Wow, totally cool that others like Blade Runner too.
#1. Blade Runner. (Rocks, and it's dang funny if you've seen it a few times... "Do you have your precious photos?")
#2. Princess Bride. Ok, so I do not think that word means what you think it means, unless I'm wrong, and I'm never wrong, especially when I'm left handed...Just watch out for the ROUS's... and true love.
#3. Ronin. Just about the best car chase movie ever, and they used the best sedan ever, the S8. Besides, where else can you get ambushed with a cup of coffee? But we never did find out what color the boat house was...
#4. Red Dawn. Just generally kicked ass, especially when they shot that traitor with the bug in his gut. Classic 80's flick, but really they did a crappy job on the Hind helicopters.. Dang they are cheesy.
#5. Meaning of life. Monty Python.. Every sperm is sacred, and don't you forget it! (Especially when your spinning around at thousands of miles per hour...)
#6. Ferris Buller's Day off... Oh Ferris Buller, your my hero.... now give daddy a kiss...
#7. Sixteen Candles... Automobile? AUTOMOBILE??? Rrrrr... scheeech... BOOM! Nothing like Long Duck Dong's driving eh?

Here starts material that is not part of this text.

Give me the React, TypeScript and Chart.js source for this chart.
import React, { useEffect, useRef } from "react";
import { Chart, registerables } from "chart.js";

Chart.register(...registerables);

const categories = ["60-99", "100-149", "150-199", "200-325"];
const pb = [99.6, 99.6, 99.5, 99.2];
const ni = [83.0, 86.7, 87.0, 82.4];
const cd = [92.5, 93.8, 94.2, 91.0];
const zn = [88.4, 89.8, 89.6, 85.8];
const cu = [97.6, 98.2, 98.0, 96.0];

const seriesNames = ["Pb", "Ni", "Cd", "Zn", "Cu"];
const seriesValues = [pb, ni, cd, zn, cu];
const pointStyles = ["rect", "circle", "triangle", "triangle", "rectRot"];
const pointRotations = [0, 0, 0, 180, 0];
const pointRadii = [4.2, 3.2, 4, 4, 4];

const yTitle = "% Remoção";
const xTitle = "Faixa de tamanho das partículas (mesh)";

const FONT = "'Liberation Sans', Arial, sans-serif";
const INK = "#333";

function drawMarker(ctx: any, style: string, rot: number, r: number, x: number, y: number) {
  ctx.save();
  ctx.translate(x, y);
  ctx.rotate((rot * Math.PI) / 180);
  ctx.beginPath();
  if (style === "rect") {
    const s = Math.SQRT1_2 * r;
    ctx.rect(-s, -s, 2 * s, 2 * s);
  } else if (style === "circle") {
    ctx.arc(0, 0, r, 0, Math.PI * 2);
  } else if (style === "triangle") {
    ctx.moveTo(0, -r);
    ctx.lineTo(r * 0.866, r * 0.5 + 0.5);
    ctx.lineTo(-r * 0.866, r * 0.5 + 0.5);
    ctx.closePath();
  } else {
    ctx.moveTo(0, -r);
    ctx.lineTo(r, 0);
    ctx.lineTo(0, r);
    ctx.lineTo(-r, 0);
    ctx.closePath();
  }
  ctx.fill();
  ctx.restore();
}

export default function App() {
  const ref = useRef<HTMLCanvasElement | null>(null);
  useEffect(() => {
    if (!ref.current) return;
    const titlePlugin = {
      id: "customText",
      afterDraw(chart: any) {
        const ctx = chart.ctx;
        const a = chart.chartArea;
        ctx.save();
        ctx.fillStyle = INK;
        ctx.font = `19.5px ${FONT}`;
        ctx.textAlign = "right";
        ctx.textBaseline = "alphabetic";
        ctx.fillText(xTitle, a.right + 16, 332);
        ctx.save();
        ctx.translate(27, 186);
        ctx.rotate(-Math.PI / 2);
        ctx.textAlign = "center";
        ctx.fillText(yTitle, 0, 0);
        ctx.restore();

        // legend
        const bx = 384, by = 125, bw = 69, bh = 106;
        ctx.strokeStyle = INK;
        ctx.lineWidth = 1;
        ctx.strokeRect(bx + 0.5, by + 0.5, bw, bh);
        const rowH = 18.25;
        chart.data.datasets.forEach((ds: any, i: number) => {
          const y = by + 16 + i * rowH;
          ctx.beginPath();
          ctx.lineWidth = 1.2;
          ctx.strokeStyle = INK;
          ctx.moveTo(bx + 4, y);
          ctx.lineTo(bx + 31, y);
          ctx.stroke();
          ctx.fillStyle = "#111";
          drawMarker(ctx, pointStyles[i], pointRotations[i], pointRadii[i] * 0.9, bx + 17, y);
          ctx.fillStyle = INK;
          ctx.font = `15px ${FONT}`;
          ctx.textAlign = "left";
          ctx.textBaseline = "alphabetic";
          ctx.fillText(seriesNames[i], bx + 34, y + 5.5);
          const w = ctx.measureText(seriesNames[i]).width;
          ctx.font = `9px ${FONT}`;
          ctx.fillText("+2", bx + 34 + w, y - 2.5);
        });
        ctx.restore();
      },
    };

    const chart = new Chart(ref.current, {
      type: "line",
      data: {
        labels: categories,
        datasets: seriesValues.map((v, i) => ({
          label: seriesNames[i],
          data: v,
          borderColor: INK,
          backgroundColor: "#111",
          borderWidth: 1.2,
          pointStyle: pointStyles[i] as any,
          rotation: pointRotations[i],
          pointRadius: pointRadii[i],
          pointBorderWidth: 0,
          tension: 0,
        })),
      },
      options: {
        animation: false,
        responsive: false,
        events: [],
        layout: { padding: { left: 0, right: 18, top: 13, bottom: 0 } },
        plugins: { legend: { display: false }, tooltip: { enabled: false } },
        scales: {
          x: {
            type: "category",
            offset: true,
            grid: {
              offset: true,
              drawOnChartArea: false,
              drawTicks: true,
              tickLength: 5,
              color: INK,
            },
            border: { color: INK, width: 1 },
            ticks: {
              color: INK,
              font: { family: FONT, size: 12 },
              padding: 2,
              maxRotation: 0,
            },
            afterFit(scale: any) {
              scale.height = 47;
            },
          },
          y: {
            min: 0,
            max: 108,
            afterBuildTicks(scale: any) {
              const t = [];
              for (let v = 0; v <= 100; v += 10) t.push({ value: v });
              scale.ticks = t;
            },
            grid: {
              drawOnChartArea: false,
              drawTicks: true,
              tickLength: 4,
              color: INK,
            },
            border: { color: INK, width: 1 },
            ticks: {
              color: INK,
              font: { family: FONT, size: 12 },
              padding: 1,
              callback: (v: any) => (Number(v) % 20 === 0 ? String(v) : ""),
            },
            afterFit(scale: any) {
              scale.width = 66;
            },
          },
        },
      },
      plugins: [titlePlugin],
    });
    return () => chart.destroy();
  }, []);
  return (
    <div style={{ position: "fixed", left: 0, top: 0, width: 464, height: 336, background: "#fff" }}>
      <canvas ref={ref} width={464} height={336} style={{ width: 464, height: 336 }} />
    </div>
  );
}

#8. Breakfast Club...I'm a walrus...
#9. Any Star Wars move... Luke, I'm your father.. It's your destiny (and for heaven's sake, stop french kissing your sister, it's grossing me out... )
#10. Any Star Trek move. We are the Borg, resistance is futile... You will be assimilated.. Make it so, and who can possibly forget... KHAN!!!!!!!!!!!!!!!!!!...!!!!!!!! (take a breath there kirk, your turning red man.)
#11. Any Star Gate. Chevron seven, locked... (now we are going places.)
#12. Indiana Jones movies... Dr. Jones... we named the dog Indiana...
#13. Bourne movies.... who is Jason, and why did they kill Marie? Weird.
#14. Harry Potter movies... I guess fame isn't everything...
And #15, Strange Brew! Take off you hoser! No, like, get out eh!